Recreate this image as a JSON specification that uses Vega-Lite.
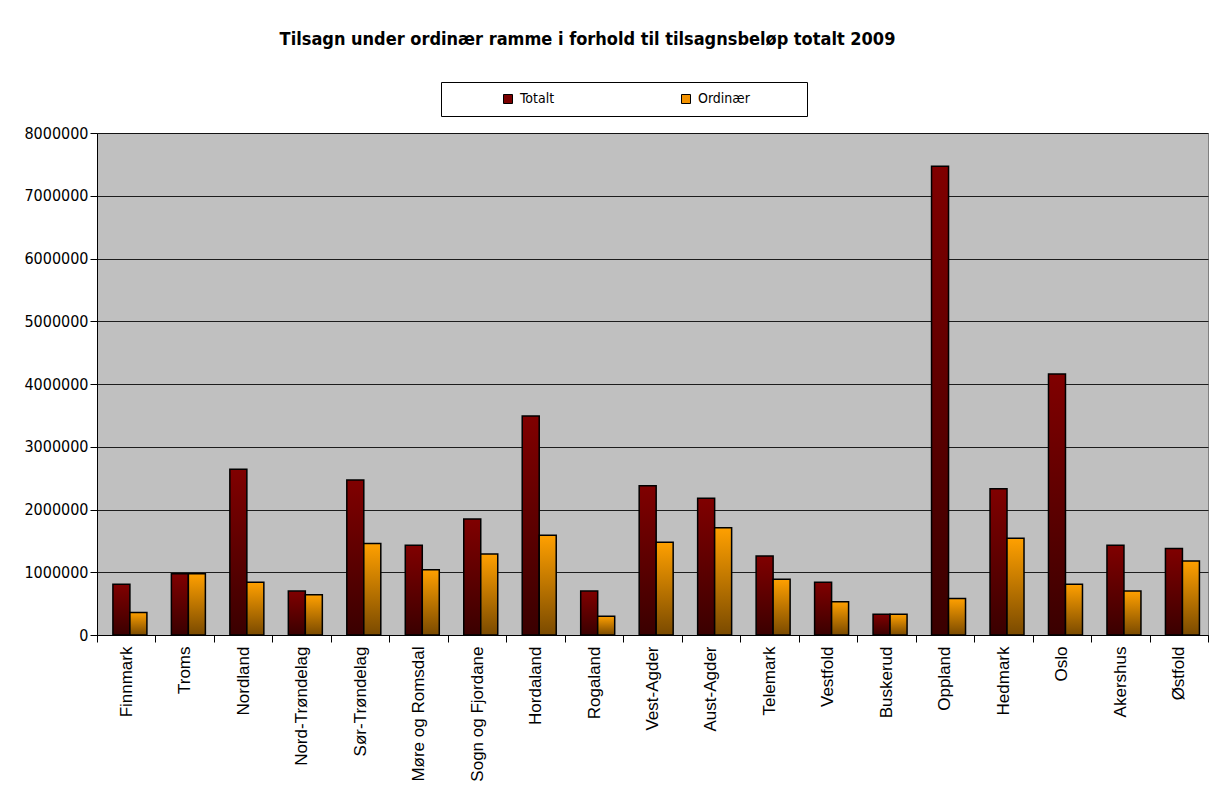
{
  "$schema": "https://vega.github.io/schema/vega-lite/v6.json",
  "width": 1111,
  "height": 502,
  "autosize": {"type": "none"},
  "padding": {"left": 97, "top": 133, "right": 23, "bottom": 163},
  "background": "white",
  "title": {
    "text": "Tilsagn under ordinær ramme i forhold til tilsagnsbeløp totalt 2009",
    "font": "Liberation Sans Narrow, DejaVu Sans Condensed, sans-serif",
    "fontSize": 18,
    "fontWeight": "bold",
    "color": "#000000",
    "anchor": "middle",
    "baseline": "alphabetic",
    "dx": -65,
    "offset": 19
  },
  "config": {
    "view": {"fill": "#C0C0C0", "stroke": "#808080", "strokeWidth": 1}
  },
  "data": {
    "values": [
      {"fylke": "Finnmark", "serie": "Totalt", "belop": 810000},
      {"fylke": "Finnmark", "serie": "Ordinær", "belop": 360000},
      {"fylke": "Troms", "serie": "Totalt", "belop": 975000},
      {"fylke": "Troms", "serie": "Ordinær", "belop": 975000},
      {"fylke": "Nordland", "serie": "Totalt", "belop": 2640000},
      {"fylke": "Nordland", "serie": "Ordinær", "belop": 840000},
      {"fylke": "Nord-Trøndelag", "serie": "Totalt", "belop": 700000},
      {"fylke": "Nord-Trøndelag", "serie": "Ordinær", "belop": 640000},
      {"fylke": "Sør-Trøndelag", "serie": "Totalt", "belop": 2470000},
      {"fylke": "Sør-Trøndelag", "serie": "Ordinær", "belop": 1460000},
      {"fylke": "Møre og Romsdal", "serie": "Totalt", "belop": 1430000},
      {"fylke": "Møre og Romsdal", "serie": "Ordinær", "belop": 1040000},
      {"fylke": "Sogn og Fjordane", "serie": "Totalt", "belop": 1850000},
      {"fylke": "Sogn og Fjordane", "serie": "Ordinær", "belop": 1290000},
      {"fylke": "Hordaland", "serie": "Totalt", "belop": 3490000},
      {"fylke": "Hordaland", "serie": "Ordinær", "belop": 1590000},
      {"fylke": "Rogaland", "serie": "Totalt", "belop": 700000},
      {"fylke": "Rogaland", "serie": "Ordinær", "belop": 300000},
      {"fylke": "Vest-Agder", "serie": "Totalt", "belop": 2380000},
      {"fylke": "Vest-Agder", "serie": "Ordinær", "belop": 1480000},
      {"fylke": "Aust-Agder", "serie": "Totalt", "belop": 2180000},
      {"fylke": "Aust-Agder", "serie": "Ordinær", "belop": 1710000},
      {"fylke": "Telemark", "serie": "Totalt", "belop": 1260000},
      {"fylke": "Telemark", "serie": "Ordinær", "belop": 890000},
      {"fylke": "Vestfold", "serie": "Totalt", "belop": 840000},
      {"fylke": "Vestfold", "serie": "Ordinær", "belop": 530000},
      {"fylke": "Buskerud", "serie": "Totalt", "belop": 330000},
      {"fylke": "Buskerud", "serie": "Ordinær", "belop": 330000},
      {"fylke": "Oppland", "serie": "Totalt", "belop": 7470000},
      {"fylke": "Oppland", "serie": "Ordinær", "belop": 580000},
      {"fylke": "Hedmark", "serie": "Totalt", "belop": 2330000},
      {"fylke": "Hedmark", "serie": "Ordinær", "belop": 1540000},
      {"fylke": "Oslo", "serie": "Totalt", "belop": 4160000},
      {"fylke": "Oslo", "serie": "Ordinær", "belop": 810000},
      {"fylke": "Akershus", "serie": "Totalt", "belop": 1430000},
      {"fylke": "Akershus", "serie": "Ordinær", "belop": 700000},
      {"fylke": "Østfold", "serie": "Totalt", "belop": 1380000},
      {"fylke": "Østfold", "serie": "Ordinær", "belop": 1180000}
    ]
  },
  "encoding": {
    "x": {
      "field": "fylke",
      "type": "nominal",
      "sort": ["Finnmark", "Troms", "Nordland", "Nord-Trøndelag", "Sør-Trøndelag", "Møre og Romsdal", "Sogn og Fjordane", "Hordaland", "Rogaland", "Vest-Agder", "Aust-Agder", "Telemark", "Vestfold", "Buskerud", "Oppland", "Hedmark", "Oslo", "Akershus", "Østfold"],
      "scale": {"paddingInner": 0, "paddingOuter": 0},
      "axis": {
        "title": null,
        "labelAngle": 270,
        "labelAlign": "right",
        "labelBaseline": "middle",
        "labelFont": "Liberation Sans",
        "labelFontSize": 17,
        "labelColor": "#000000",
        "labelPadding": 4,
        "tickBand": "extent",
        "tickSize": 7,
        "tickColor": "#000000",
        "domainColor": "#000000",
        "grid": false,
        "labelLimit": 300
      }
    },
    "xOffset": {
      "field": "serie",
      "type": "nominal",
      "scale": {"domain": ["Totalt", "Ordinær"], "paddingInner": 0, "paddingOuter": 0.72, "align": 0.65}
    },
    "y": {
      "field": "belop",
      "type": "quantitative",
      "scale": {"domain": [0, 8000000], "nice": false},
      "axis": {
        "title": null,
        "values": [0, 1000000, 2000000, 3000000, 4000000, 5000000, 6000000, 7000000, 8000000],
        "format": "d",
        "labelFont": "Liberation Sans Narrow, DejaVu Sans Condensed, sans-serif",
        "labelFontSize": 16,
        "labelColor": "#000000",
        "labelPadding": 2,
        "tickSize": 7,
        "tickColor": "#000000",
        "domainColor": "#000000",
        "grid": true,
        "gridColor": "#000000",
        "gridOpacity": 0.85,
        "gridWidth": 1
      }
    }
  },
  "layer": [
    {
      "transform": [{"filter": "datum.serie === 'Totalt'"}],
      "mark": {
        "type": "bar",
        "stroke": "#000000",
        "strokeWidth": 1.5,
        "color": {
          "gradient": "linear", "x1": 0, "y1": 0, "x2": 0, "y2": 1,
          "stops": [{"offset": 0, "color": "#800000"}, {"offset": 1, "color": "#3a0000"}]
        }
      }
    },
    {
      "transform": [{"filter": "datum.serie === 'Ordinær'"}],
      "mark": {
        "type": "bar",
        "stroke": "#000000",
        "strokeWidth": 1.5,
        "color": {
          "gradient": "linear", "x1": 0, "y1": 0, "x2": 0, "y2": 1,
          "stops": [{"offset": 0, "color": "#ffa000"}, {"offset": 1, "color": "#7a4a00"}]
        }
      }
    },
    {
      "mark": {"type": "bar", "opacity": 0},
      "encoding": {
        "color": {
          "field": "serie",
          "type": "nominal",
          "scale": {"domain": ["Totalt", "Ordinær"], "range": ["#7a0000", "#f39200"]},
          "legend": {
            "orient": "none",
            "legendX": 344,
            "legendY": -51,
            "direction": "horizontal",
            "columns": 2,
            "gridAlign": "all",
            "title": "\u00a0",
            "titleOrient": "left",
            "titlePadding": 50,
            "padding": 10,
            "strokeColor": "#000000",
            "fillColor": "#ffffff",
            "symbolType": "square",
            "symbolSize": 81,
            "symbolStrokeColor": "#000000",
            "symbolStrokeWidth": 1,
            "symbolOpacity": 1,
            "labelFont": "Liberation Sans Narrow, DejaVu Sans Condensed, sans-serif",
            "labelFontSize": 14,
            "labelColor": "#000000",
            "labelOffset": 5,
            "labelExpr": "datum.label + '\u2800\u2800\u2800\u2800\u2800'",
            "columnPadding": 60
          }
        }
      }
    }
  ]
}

────────────────

From the data above, write out everything exactly except the pictures.

* _REPLY TO THE EXERCISE_
Recreate this image as a JSON specification that uses Vega-Lite.
{
  "$schema": "https://vega.github.io/schema/vega-lite/v6.json",
  "width": 1111,
  "height": 502,
  "autosize": {"type": "none"},
  "padding": {"left": 97, "top": 133, "right": 23, "bottom": 163},
  "background": "white",
  "title": {
    "text": "Tilsagn under ordinær ramme i forhold til tilsagnsbeløp totalt 2009",
    "font": "Liberation Sans Narrow, DejaVu Sans Condensed, sans-serif",
    "fontSize": 18,
    "fontWeight": "bold",
    "color": "#000000",
    "anchor": "middle",
    "baseline": "alphabetic",
    "dx": -65,
    "offset": 19
  },
  "config": {
    "view": {"fill": "#C0C0C0", "stroke": "#808080", "strokeWidth": 1}
  },
  "data": {
    "values": [
      {"fylke": "Finnmark", "serie": "Totalt", "belop": 810000},
      {"fylke": "Finnmark", "serie": "Ordinær", "belop": 360000},
      {"fylke": "Troms", "serie": "Totalt", "belop": 975000},
      {"fylke": "Troms", "serie": "Ordinær", "belop": 975000},
      {"fylke": "Nordland", "serie": "Totalt", "belop": 2640000},
      {"fylke": "Nordland", "serie": "Ordinær", "belop": 840000},
      {"fylke": "Nord-Trøndelag", "serie": "Totalt", "belop": 700000},
      {"fylke": "Nord-Trøndelag", "serie": "Ordinær", "belop": 640000},
      {"fylke": "Sør-Trøndelag", "serie": "Totalt", "belop": 2470000},
      {"fylke": "Sør-Trøndelag", "serie": "Ordinær", "belop": 1460000},
      {"fylke": "Møre og Romsdal", "serie": "Totalt", "belop": 1430000},
      {"fylke": "Møre og Romsdal", "serie": "Ordinær", "belop": 1040000},
      {"fylke": "Sogn og Fjordane", "serie": "Totalt", "belop": 1850000},
      {"fylke": "Sogn og Fjordane", "serie": "Ordinær", "belop": 1290000},
      {"fylke": "Hordaland", "serie": "Totalt", "belop": 3490000},
      {"fylke": "Hordaland", "serie": "Ordinær", "belop": 1590000},
      {"fylke": "Rogaland", "serie": "Totalt", "belop": 700000},
      {"fylke": "Rogaland", "serie": "Ordinær", "belop": 300000},
      {"fylke": "Vest-Agder", "serie": "Totalt", "belop": 2380000},
      {"fylke": "Vest-Agder", "serie": "Ordinær", "belop": 1480000},
      {"fylke": "Aust-Agder", "serie": "Totalt", "belop": 2180000},
      {"fylke": "Aust-Agder", "serie": "Ordinær", "belop": 1710000},
      {"fylke": "Telemark", "serie": "Totalt", "belop": 1260000},
      {"fylke": "Telemark", "serie": "Ordinær", "belop": 890000},
      {"fylke": "Vestfold", "serie": "Totalt", "belop": 840000},
      {"fylke": "Vestfold", "serie": "Ordinær", "belop": 530000},
      {"fylke": "Buskerud", "serie": "Totalt", "belop": 330000},
      {"fylke": "Buskerud", "serie": "Ordinær", "belop": 330000},
      {"fylke": "Oppland", "serie": "Totalt", "belop": 7470000},
      {"fylke": "Oppland", "serie": "Ordinær", "belop": 580000},
      {"fylke": "Hedmark", "serie": "Totalt", "belop": 2330000},
      {"fylke": "Hedmark", "serie": "Ordinær", "belop": 1540000},
      {"fylke": "Oslo", "serie": "Totalt", "belop": 4160000},
      {"fylke": "Oslo", "serie": "Ordinær", "belop": 810000},
      {"fylke": "Akershus", "serie": "Totalt", "belop": 1430000},
      {"fylke": "Akershus", "serie": "Ordinær", "belop": 700000},
      {"fylke": "Østfold", "serie": "Totalt", "belop": 1380000},
      {"fylke": "Østfold", "serie": "Ordinær", "belop": 1180000}
    ]
  },
  "encoding": {
    "x": {
      "field": "fylke",
      "type": "nominal",
      "sort": ["Finnmark", "Troms", "Nordland", "Nord-Trøndelag", "Sør-Trøndelag", "Møre og Romsdal", "Sogn og Fjordane", "Hordaland", "Rogaland", "Vest-Agder", "Aust-Agder", "Telemark", "Vestfold", "Buskerud", "Oppland", "Hedmark", "Oslo", "Akershus", "Østfold"],
      "scale": {"paddingInner": 0, "paddingOuter": 0},
      "axis": {
        "title": null,
        "labelAngle": 270,
        "labelAlign": "right",
        "labelBaseline": "middle",
        "labelFont": "Liberation Sans",
        "labelFontSize": 17,
        "labelColor": "#000000",
        "labelPadding": 4,
        "tickBand": "extent",
        "tickSize": 7,
        "tickColor": "#000000",
        "domainColor": "#000000",
        "grid": false,
        "labelLimit": 300
      }
    },
    "xOffset": {
      "field": "serie",
      "type": "nominal",
      "scale": {"domain": ["Totalt", "Ordinær"], "paddingInner": 0, "paddingOuter": 0.72, "align": 0.65}
    },
    "y": {
      "field": "belop",
      "type": "quantitative",
      "scale": {"domain": [0, 8000000], "nice": false},
      "axis": {
        "title": null,
        "values": [0, 1000000, 2000000, 3000000, 4000000, 5000000, 6000000, 7000000, 8000000],
        "format": "d",
        "labelFont": "Liberation Sans Narrow, DejaVu Sans Condensed, sans-serif",
        "labelFontSize": 16,
        "labelColor": "#000000",
        "labelPadding": 2,
        "tickSize": 7,
        "tickColor": "#000000",
        "domainColor": "#000000",
        "grid": true,
        "gridColor": "#000000",
        "gridOpacity": 0.85,
        "gridWidth": 1
      }
    }
  },
  "layer": [
    {
      "transform": [{"filter": "datum.serie === 'Totalt'"}],
      "mark": {
        "type": "bar",
        "stroke": "#000000",
        "strokeWidth": 1.5,
        "color": {
          "gradient": "linear", "x1": 0, "y1": 0, "x2": 0, "y2": 1,
          "stops": [{"offset": 0, "color": "#800000"}, {"offset": 1, "color": "#3a0000"}]
        }
      }
    },
    {
      "transform": [{"filter": "datum.serie === 'Ordinær'"}],
      "mark": {
        "type": "bar",
        "stroke": "#000000",
        "strokeWidth": 1.5,
        "color": {
          "gradient": "linear", "x1": 0, "y1": 0, "x2": 0, "y2": 1,
          "stops": [{"offset": 0, "color": "#ffa000"}, {"offset": 1, "color": "#7a4a00"}]
        }
      }
    },
    {
      "mark": {"type": "bar", "opacity": 0},
      "encoding": {
        "color": {
          "field": "serie",
          "type": "nominal",
          "scale": {"domain": ["Totalt", "Ordinær"], "range": ["#7a0000", "#f39200"]},
          "legend": {
            "orient": "none",
            "legendX": 344,
            "legendY": -51,
            "direction": "horizontal",
            "columns": 2,
            "gridAlign": "all",
            "title": "\u00a0",
            "titleOrient": "left",
            "titlePadding": 50,
            "padding": 10,
            "strokeColor": "#000000",
            "fillColor": "#ffffff",
            "symbolType": "square",
            "symbolSize": 81,
            "symbolStrokeColor": "#000000",
            "symbolStrokeWidth": 1,
            "symbolOpacity": 1,
            "labelFont": "Liberation Sans Narrow, DejaVu Sans Condensed, sans-serif",
            "labelFontSize": 14,
            "labelColor": "#000000",
            "labelOffset": 5,
            "labelExpr": "datum.label + '\u2800\u2800\u2800\u2800\u2800'",
            "columnPadding": 60
          }
        }
      }
    }
  ]
}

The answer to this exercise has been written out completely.